Friday 13 December 2019

Hodgson dismisses question marks ahead of Swiss tie

Rooney is set to take wide role in opener

Wayne Rooney gives instructions during the International Friendly match between England and Norway. Photo credit: Stephen Pond - The FA/The FA via Getty Images
Wayne Rooney gives instructions during the International Friendly match between England and Norway. Photo credit: Stephen Pond - The FA/The FA via Getty Images

Jason Burt

Roy HODGSON is again considering using Wayne Rooney on the left wing as he anticipates a "baptism of fire" for his young England players in the Euro 2016 qualification campaign that starts with tomorrow's testing away fixture in Switzerland.

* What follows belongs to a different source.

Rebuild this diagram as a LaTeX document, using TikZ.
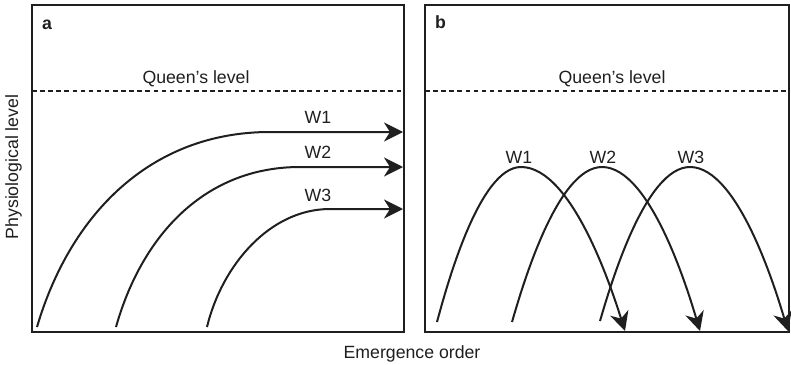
\documentclass[tikz,border=0pt]{standalone}
\usepackage{fontspec}
\setmainfont{Liberation Sans}
\usetikzlibrary{arrows.meta}
\begin{document}
\begin{tikzpicture}[x=1pt,y=-1pt,
  panel/.style={draw=black!88, line width=2pt},
  queenline/.style={draw=black!88, line width=1.6pt, dash pattern=on 4.5pt off 3.6pt},
  curve/.style={draw=black!88, line width=2pt},
  arr/.style={-{Stealth[length=19pt,width=19pt,inset=6pt]}},
  lbl/.style={font=\fontsize{17.7}{20}\selectfont, inner sep=0pt, anchor=base, text=black!88},
  plbl/.style={font=\bfseries\fontsize{17.7}{20}\selectfont, inner sep=0pt, anchor=base west, text=black!88}
]
\useasboundingbox (0,0) rectangle (791,364);

% panels
\draw[panel] (32,5) rectangle (404,332);
\draw[panel] (425,5) rectangle (789,332);
\node[plbl] (la) at (42,29) {a};
\node[plbl] (lb) at (435,28.5) {b};

% queen's level
\coordinate (qa1) at (32,91);
\coordinate (qa2) at (404,91);
\coordinate (qb1) at (425,91);
\coordinate (qb2) at (789,91);
\draw[queenline] (qa1) -- (qa2);
\draw[queenline] (qb1) -- (qb2);
\node[lbl] (qta) at (196,83) {Queen’s level};
\node[lbl] (qtb) at (612,83) {Queen’s level};

% panel a curves
\coordinate (a1s) at (37,327);
\coordinate (a1h) at (270,132);
\coordinate (a1e) at (403,132);
\coordinate (a2s) at (116,327);
\coordinate (a2h) at (300,167);
\coordinate (a2e) at (403,167);
\coordinate (a3s) at (207,327);
\coordinate (a3h) at (330,209);
\coordinate (a3e) at (403,209);
\draw[curve,arr] (a1s) .. controls (70,215) and (150,132) .. (a1h) -- (a1e);
\draw[curve,arr] (a2s) .. controls (142,235) and (205,167) .. (a2h) -- (a2e);
\draw[curve,arr] (a3s) .. controls (222,265) and (270,209) .. (a3h) -- (a3e);
\node[lbl] (wa1) at (318,123.5) {W1};
\node[lbl] (wa2) at (318,158) {W2};
\node[lbl] (wa3) at (318,201) {W3};

% panel b curves
\coordinate (b1s) at (437,322);
\coordinate (b1p) at (521,167);
\coordinate (b1e) at (625,331);
\coordinate (b2s) at (512,322);
\coordinate (b2p) at (602,167);
\coordinate (b2e) at (700,331);
\coordinate (b3s) at (600,321);
\coordinate (b3p) at (690,167);
\coordinate (b3e) at (788,331);
\draw[curve,arr] (b1s) parabola bend (b1p) (b1e);
\draw[curve,arr] (b2s) parabola bend (b2p) (b2e);
\draw[curve,arr] (b3s) parabola bend (b3p) (b3e);
\node[lbl] (wb1) at (519,163) {W1};
\node[lbl] (wb2) at (603,163) {W2};
\node[lbl] (wb3) at (691,163) {W3};

% axis labels
\node[lbl, rotate=90] (ylab) at (18,167) {Physiological level};
\node[lbl] (xlab) at (412,358) {Emergence order};
\end{tikzpicture}
\end{document}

England have trained in a number of formations in recent days - including, a 4-2-3-1 line-up with Rooney on the left, Raheem Sterling in the middle and Alex Oxlade-Chamberlain on the right behind Danny Welbeck.

Alternatively, England have looked at a diamond midfield behind Rooney and Welbeck as a strike partnership - with Sterling at its tip. Either way, it appears the 19-year-old Liverpool player is emerging as England's key man.

Hodgson has said Rooney will be England's "centre-forward" in Basel - a likelihood strengthened by the thigh injury that has ruled out Daniel Sturridge - but he has practised with alternative approaches. Hodgson could adopt 4-2-3-1 with Rooney as the striker and Welbeck, who has pleaded to play as centre-forward, on the left.

Sturridge's injury, the extent of which is still being assessed by Liverpool, has reduced Hodgson's options as he admitted his young squad is under increasing scrutiny in this qualification campaign after a disappointing World Cup.

"They're getting a baptism of fire, many of them are coming in very young and into an air of negativity," Hodgson said of a squad that includes young players such as Calum Chambers and John Stones following several international retirements. "Maybe I'm asking for too much of an ideal world here - and from you all (the media) - but let me make the point that in an ideal world it would be nice to look at the squad as it is now, look at the individual players and the types of talents they are, at how quickly they've come from being total unknowns to being accepted as respected England players. They would agree with me that they need a bit of time, these players.

"They're not going to suddenly step in and be Steven Gerrard or Frank Lampard or John Terry or Ashley Cole. They might need a bit of time before they reach that level," he added.

Hodgson has awarded Rooney the captaincy despite questions over his form and role in the team, but the manager conceded his most experienced player's future may eventually lie in a deeper midfield role.

"I'm not prepared to dispute that, in time, he could move back," Hodgson said. "But he will be playing the centre-forward position on Monday and we'll see after that. When it comes to those six (forward players) and how do we play - in a diamond, one in front of the four, two up front, I'm lucky the players I've got can do all those things."

That first statement would appear to be unequivocal about where Rooney will feature in Basel, but Hodgson has looked at other options in training, even though playing him on the left failed in Brazil.

Although facing Switzerland - vulnerable at the back, powerful in midfield and vibrant in attack with Xherdan Shaqiri - in Basle will probably be England's toughest tie it might actually, also, be a restorative match for Hodgson. The 67-year-old had a spectacularly successful three years in charge of the Swiss, taking them to the 1994 World Cup, defeating and drawing with Italy along the way, elevating them to third in the Fifa rankings.

"We are building this game up now and I don't have any reason to knock it down, but on the other hand, it's the first qualifying game," Hodgson reiterated. "We want to get off to a good start, we want to play well, we want to win but if we win it by 3-0 that still doesn't mean to say we're going to win the Euros in 2016. I wouldn't for one minute dream of going into this game trying to suggest to the players: 'Look, we need to win this game it's very, very important after the World Cup'.

"There's an air of negativity, as you said, we can't get away from that, this is an opportunity to play well and to help ourselves and help the environment. But if it doesn't happen it still won't necessarily impact on 2016 because they have to come here as well and there's nine more matches to play and we will, with this group of players, who are a very young group of players, we will be in Euro 2016. Two years down the road, with the work we're doing together, I would like to think we'll be a better team."